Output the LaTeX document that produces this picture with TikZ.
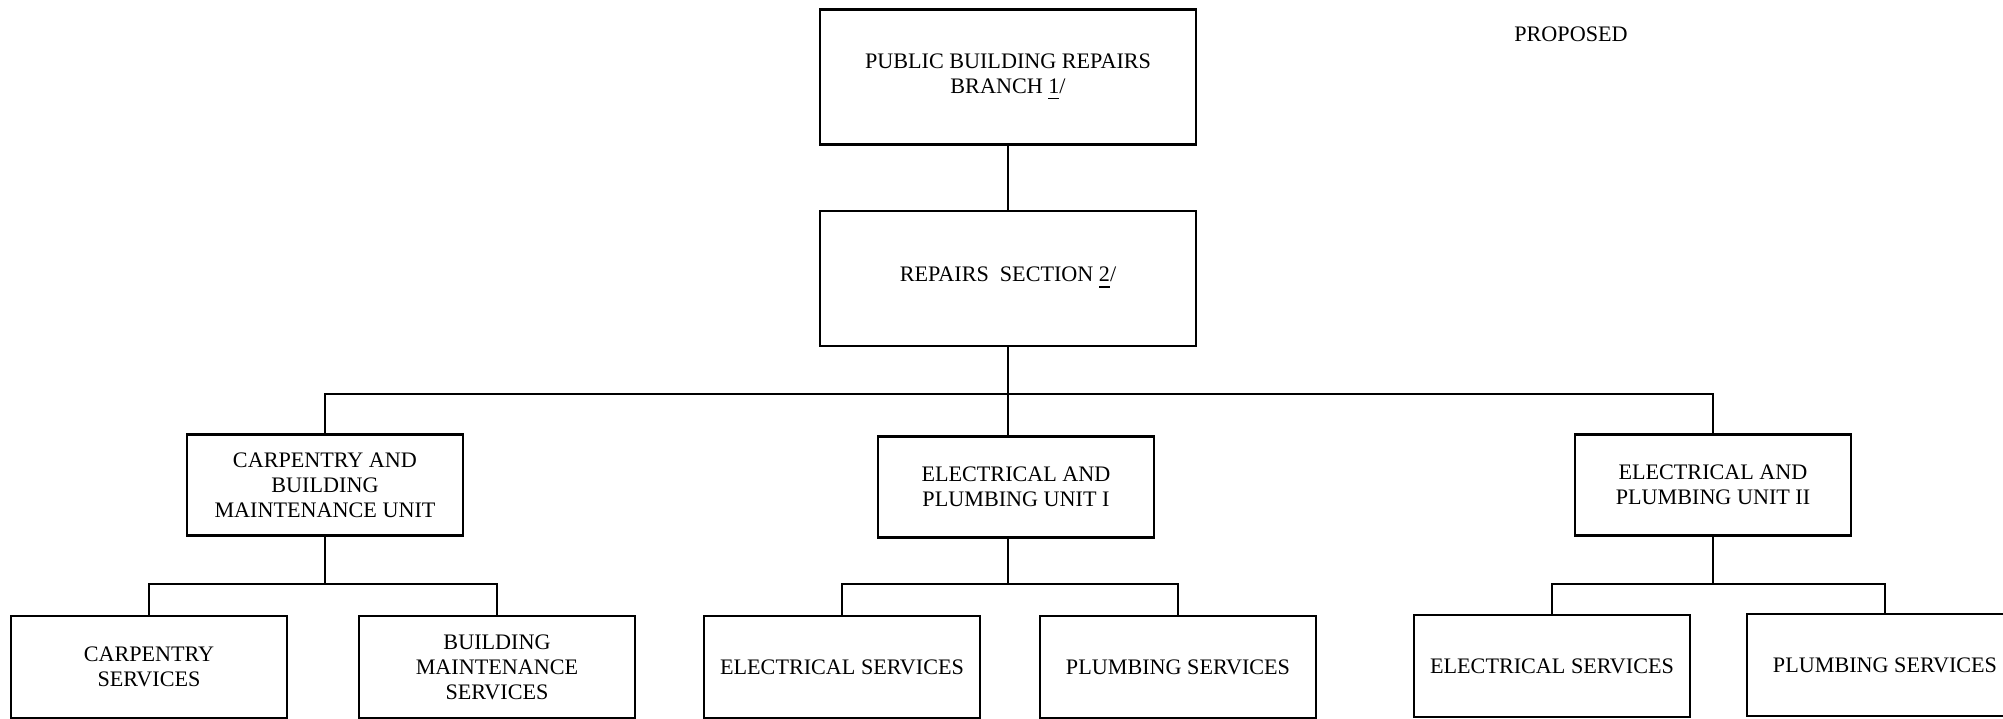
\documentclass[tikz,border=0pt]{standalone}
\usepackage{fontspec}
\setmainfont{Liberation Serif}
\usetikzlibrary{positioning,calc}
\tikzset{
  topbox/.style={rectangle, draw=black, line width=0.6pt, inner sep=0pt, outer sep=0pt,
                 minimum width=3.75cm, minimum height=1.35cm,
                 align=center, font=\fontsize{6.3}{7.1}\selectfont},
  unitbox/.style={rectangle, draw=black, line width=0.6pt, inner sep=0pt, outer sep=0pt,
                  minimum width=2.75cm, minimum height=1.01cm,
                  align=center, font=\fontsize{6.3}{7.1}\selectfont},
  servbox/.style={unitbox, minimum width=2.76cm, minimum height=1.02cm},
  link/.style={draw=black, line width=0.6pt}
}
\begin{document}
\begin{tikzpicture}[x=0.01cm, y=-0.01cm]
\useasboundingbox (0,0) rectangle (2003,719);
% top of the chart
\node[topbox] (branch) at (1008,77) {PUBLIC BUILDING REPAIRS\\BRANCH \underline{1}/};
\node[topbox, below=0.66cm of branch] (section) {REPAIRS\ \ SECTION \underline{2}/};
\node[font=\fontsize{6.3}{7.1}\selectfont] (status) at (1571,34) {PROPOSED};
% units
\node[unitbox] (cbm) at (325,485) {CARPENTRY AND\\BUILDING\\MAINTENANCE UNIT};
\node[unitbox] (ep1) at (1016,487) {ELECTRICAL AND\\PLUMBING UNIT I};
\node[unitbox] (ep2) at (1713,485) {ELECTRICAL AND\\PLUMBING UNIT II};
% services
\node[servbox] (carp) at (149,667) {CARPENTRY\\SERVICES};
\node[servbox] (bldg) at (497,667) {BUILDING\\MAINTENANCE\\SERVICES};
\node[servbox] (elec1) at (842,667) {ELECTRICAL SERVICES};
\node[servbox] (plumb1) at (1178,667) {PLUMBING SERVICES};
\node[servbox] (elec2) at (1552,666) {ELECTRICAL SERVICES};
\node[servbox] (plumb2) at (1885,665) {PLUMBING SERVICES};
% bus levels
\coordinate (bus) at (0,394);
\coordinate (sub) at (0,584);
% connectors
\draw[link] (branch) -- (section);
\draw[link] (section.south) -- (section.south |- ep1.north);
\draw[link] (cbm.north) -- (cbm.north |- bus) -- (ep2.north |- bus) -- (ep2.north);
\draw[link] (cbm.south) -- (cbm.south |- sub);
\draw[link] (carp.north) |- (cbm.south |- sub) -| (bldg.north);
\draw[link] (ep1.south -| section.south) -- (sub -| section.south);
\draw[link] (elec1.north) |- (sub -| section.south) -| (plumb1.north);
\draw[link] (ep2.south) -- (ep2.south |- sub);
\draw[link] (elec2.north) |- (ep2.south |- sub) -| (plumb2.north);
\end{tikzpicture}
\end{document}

---------------

**YOUR OBJECTIVE**. Copy the material above in full and exactly, skipping pictures.

**FULL RESPONSE**.
Output the LaTeX document that produces this picture with TikZ.
\documentclass[tikz,border=0pt]{standalone}
\usepackage{fontspec}
\setmainfont{Liberation Serif}
\usetikzlibrary{positioning,calc}
\tikzset{
  topbox/.style={rectangle, draw=black, line width=0.6pt, inner sep=0pt, outer sep=0pt,
                 minimum width=3.75cm, minimum height=1.35cm,
                 align=center, font=\fontsize{6.3}{7.1}\selectfont},
  unitbox/.style={rectangle, draw=black, line width=0.6pt, inner sep=0pt, outer sep=0pt,
                  minimum width=2.75cm, minimum height=1.01cm,
                  align=center, font=\fontsize{6.3}{7.1}\selectfont},
  servbox/.style={unitbox, minimum width=2.76cm, minimum height=1.02cm},
  link/.style={draw=black, line width=0.6pt}
}
\begin{document}
\begin{tikzpicture}[x=0.01cm, y=-0.01cm]
\useasboundingbox (0,0) rectangle (2003,719);
% top of the chart
\node[topbox] (branch) at (1008,77) {PUBLIC BUILDING REPAIRS\\BRANCH \underline{1}/};
\node[topbox, below=0.66cm of branch] (section) {REPAIRS\ \ SECTION \underline{2}/};
\node[font=\fontsize{6.3}{7.1}\selectfont] (status) at (1571,34) {PROPOSED};
% units
\node[unitbox] (cbm) at (325,485) {CARPENTRY AND\\BUILDING\\MAINTENANCE UNIT};
\node[unitbox] (ep1) at (1016,487) {ELECTRICAL AND\\PLUMBING UNIT I};
\node[unitbox] (ep2) at (1713,485) {ELECTRICAL AND\\PLUMBING UNIT II};
% services
\node[servbox] (carp) at (149,667) {CARPENTRY\\SERVICES};
\node[servbox] (bldg) at (497,667) {BUILDING\\MAINTENANCE\\SERVICES};
\node[servbox] (elec1) at (842,667) {ELECTRICAL SERVICES};
\node[servbox] (plumb1) at (1178,667) {PLUMBING SERVICES};
\node[servbox] (elec2) at (1552,666) {ELECTRICAL SERVICES};
\node[servbox] (plumb2) at (1885,665) {PLUMBING SERVICES};
% bus levels
\coordinate (bus) at (0,394);
\coordinate (sub) at (0,584);
% connectors
\draw[link] (branch) -- (section);
\draw[link] (section.south) -- (section.south |- ep1.north);
\draw[link] (cbm.north) -- (cbm.north |- bus) -- (ep2.north |- bus) -- (ep2.north);
\draw[link] (cbm.south) -- (cbm.south |- sub);
\draw[link] (carp.north) |- (cbm.south |- sub) -| (bldg.north);
\draw[link] (ep1.south -| section.south) -- (sub -| section.south);
\draw[link] (elec1.north) |- (sub -| section.south) -| (plumb1.north);
\draw[link] (ep2.south) -- (ep2.south |- sub);
\draw[link] (elec2.north) |- (ep2.south |- sub) -| (plumb2.north);
\end{tikzpicture}
\end{document}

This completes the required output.